WHAT IS BEING ASKED » Print, word for word, the opening line of the data below and every line after it through the line that contains "0.5, 4.5, -2.5];", but not the pictures.

===== GIVEN INFORMATION =====

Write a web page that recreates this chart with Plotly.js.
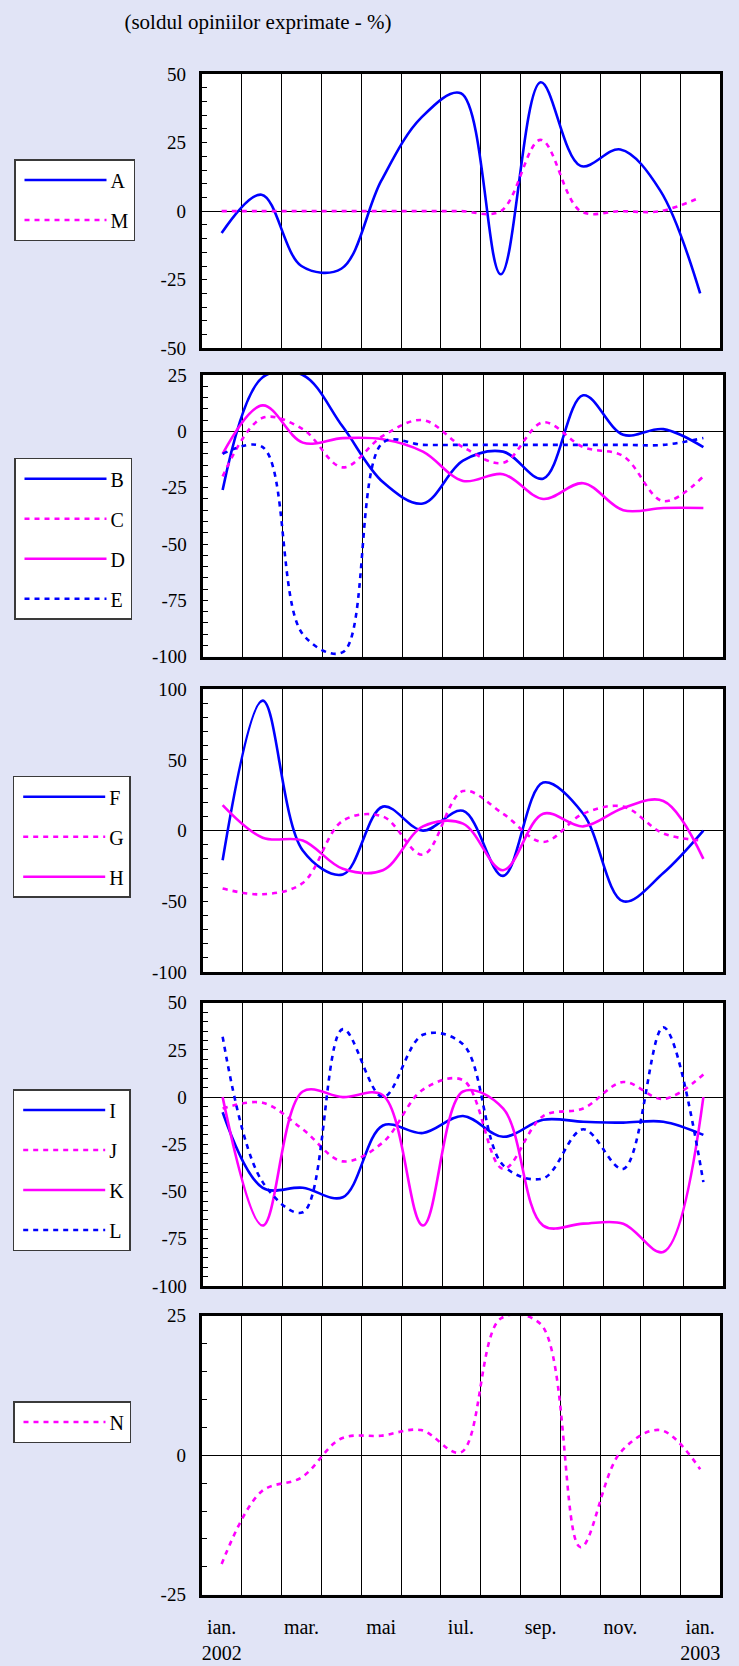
<!DOCTYPE html>
<html><head><meta charset="utf-8">
<script src="https://cdn.plot.ly/plotly-3.0.1.min.js"></script>
<style>html,body{margin:0;padding:0;background:#e1e4f6;} #chart{width:739px;height:1666px;}</style>
</head><body><div id="chart"></div><script>
const months = ['ian. 2002','feb. 2002','mar. 2002','apr. 2002','mai 2002','iun. 2002','iul. 2002','aug. 2002','sep. 2002','oct. 2002','nov. 2002','dec. 2002','ian. 2003'];
const monthTicks = ['ian.<br>2002','','mar.','','mai','','iul.','','sep.','','nov.','','ian.<br>2003'];
const A = [-8, 6, -20, -21, 11, 34, 43, -23, 47, 16.5, 22.5, 7.5, -30];
const M = [0, 0, 0, 0, 0, 0, 0, 0, 26, 0, 0, 0, 5];
const B = [-26, 24, 25, 2, -22.5, -32, -13, -9, -21, 16, -1.5, 1, -7];
const C = [-20, 6, 1, -16, -2, 5, -7, -14, 4, -7, -11, -31, -20];
const D = [-10, 11.5, -5, -3, -3.5, -9, -22, -19, -30, -23, -35, -34, -34];
const E = [-10, -7, -90, -98, -5, -6, -6, -6, -6, -6, -6, -6, -3];
const F = [-21, 92, -14, -31, 17, 0, 14, -32, 34, 12, -50, -30, 0];
const G = [-41, -45, -37, 7, 10, -17, 28, 12, -8, 12, 17, -2, -7];
const H = [18, -5, -7, -27, -28, 3, 5, -28, 12, 3, 16, 21, -20];
const I = [-8, -48, -48, -53, -15, -19, -10, -21, -12, -13, -13.5, -13, -20];
const J = [-6, -3, -17, -34, -24, 4, 9, -38, -10, -6, 8, -1, 12];
const K = [0, -68, 3, 0, 1, -68, 3, -6, -68, -67, -67, -82, 0];
const L = [32, -45, -61, 36, 0, 33, 28, -36, -43, -17, -38, 37, -45];
const N = [-19.5, -6.5, -4, 3, 3.5, 4.5, 0.5, 24.5, 23.5, -16.5, 0.5, 4.5, -2.5];

const BLUE = '#0000ff', MAG = '#ff00ff';
const FONT = 'Liberation Serif';
const WIDTH = 739, HEIGHT = 1666;
const fy = px => 1 - px / HEIGHT;
const fx = px => px / WIDTH;

const panels = [
  {top:74, bot:348.3, x0:201.7, x1:720.1, range:[-50,50], dtick:25, minor:5, leg:[14,159],
   series:[['A',A,BLUE,'solid'],['M',M,MAG,'dash']]},
  {top:375, bot:656.7, x0:202.6, x1:723.4, range:[-100,25], dtick:25, minor:5, leg:[14,457.7],
   series:[['B',B,BLUE,'solid'],['C',C,MAG,'dash'],['D',D,MAG,'solid'],['E',E,BLUE,'dash']]},
  {top:689.3, bot:972, x0:202.6, x1:723.4, range:[-100,100], dtick:50, minor:10, leg:[12.7,775.7],
   series:[['F',F,BLUE,'solid'],['G',G,MAG,'dash'],['H',H,MAG,'solid']]},
  {top:1002.7, bot:1286, x0:202.6, x1:723.4, range:[-100,50], dtick:25, minor:5, leg:[12.7,1089],
   series:[['I',I,BLUE,'solid'],['J',J,MAG,'dash'],['K',K,MAG,'solid'],['L',L,BLUE,'dash']]},
  {top:1315.7, bot:1594.7, x0:201.7, x1:720.1, range:[-25,25], dtick:25, minor:5, leg:[13,1401],
   series:[['N',N,MAG,'dash']]}
];

const traces = [];
const layout = {
  width: WIDTH, height: HEIGHT,
  margin: {l:0, r:0, t:0, b:0},
  paper_bgcolor: 'rgba(0,0,0,0)',
  plot_bgcolor: '#ffffff',
  showlegend: true,
  font: {family: FONT, color: '#000', size: 19},
  title: {text: '(soldul opiniilor exprimate - %)', x: fx(258), xanchor: 'center',
          y: fy(22), yanchor: 'middle', font: {family: FONT, size: 21, color: '#000'}}
};

panels.forEach((p, k) => {
  const n = k + 1;
  const xa = n === 1 ? 'xaxis' : 'xaxis' + n;
  const ya = n === 1 ? 'yaxis' : 'yaxis' + n;
  const xr = n === 1 ? 'x' : 'x' + n;
  const yr = n === 1 ? 'y' : 'y' + n;
  const lg = n === 1 ? 'legend' : 'legend' + n;
  const yticks = [];
  for (let v = p.range[0]; v <= p.range[1] + 1e-9; v += p.dtick) yticks.push(v);
  layout[xa] = {
    domain: [fx(p.x0), fx(p.x1)], anchor: yr, type: 'category',
    categoryorder: 'array', categoryarray: months,
    range: [-0.5, months.length - 0.5], fixedrange: true,
    tickson: 'boundaries', showgrid: true, gridcolor: '#000', gridwidth: 1,
    ticks: '', tickmode: 'array', tickvals: months, tickangle: 0, automargin: false,
    ticktext: n === 5 ? monthTicks : months.map(() => ''),
    showticklabels: n === 5, ticklabelstandoff: 12,
    tickfont: {family: FONT, size: 20, color: '#000'},
    showline: true, linecolor: '#000', linewidth: 3, mirror: true, zeroline: false
  };
  layout[ya] = {
    domain: [fy(p.bot), fy(p.top)], anchor: xr, range: p.range, fixedrange: true,
    tickmode: 'array', tickvals: yticks, ticktext: yticks.map(v => String(v)),
    ticks: 'inside', ticklen: 5, tickcolor: '#000', tickwidth: 1,
    minor: {tickmode: 'linear', dtick: p.minor, tick0: 0, ticks: 'inside', ticklen: 5, tickcolor: '#000', tickwidth: 1, showgrid: false},
    showgrid: false, zeroline: true, zerolinecolor: '#000', zerolinewidth: 1,
    showline: true, linecolor: '#000', linewidth: 3, mirror: true, automargin: false,
    tickfont: {family: FONT, size: 19, color: '#000'}, ticklabelstandoff: 9
  };
  layout[lg] = {
    x: fx(p.leg[0]), y: fy(p.leg[1]), xanchor: 'left', yanchor: 'top',
    xref: 'paper', yref: 'paper',
    bgcolor: '#ffffff', bordercolor: '#3a3a3a', borderwidth: 1.5,
    font: {family: FONT, size: 20, color: '#000'},
    itemwidth: 85, tracegroupgap: 11, traceorder: 'grouped', itemclick: false, itemdoubleclick: false
  };
  p.series.forEach(([name, vals, color, dash]) => {
    traces.push({
      type: 'scatter', mode: 'lines', name: name, x: months, y: vals,
      xaxis: xr, yaxis: yr, legend: lg, legendgroup: name,
      line: {color: color, width: 2.6, shape: 'spline', smoothing: 1,
             dash: dash === 'dash' ? '5px,5px' : 'solid'},
      hoverinfo: 'skip'
    });
  });
});

Plotly.newPlot('chart', traces, layout, {staticPlot: true}).then(gd => {
  gd.querySelectorAll('.legendlines path').forEach(p => p.setAttribute('d', 'M9,0h82'));
});
</script></body></html>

=====

RESULT OF THE TASK »
Write a web page that recreates this chart with Plotly.js.
<!DOCTYPE html>
<html><head><meta charset="utf-8">
<script src="https://cdn.plot.ly/plotly-3.0.1.min.js"></script>
<style>html,body{margin:0;padding:0;background:#e1e4f6;} #chart{width:739px;height:1666px;}</style>
</head><body><div id="chart"></div><script>
const months = ['ian. 2002','feb. 2002','mar. 2002','apr. 2002','mai 2002','iun. 2002','iul. 2002','aug. 2002','sep. 2002','oct. 2002','nov. 2002','dec. 2002','ian. 2003'];
const monthTicks = ['ian.<br>2002','','mar.','','mai','','iul.','','sep.','','nov.','','ian.<br>2003'];
const A = [-8, 6, -20, -21, 11, 34, 43, -23, 47, 16.5, 22.5, 7.5, -30];
const M = [0, 0, 0, 0, 0, 0, 0, 0, 26, 0, 0, 0, 5];
const B = [-26, 24, 25, 2, -22.5, -32, -13, -9, -21, 16, -1.5, 1, -7];
const C = [-20, 6, 1, -16, -2, 5, -7, -14, 4, -7, -11, -31, -20];
const D = [-10, 11.5, -5, -3, -3.5, -9, -22, -19, -30, -23, -35, -34, -34];
const E = [-10, -7, -90, -98, -5, -6, -6, -6, -6, -6, -6, -6, -3];
const F = [-21, 92, -14, -31, 17, 0, 14, -32, 34, 12, -50, -30, 0];
const G = [-41, -45, -37, 7, 10, -17, 28, 12, -8, 12, 17, -2, -7];
const H = [18, -5, -7, -27, -28, 3, 5, -28, 12, 3, 16, 21, -20];
const I = [-8, -48, -48, -53, -15, -19, -10, -21, -12, -13, -13.5, -13, -20];
const J = [-6, -3, -17, -34, -24, 4, 9, -38, -10, -6, 8, -1, 12];
const K = [0, -68, 3, 0, 1, -68, 3, -6, -68, -67, -67, -82, 0];
const L = [32, -45, -61, 36, 0, 33, 28, -36, -43, -17, -38, 37, -45];
const N = [-19.5, -6.5, -4, 3, 3.5, 4.5, 0.5, 24.5, 23.5, -16.5, 0.5, 4.5, -2.5];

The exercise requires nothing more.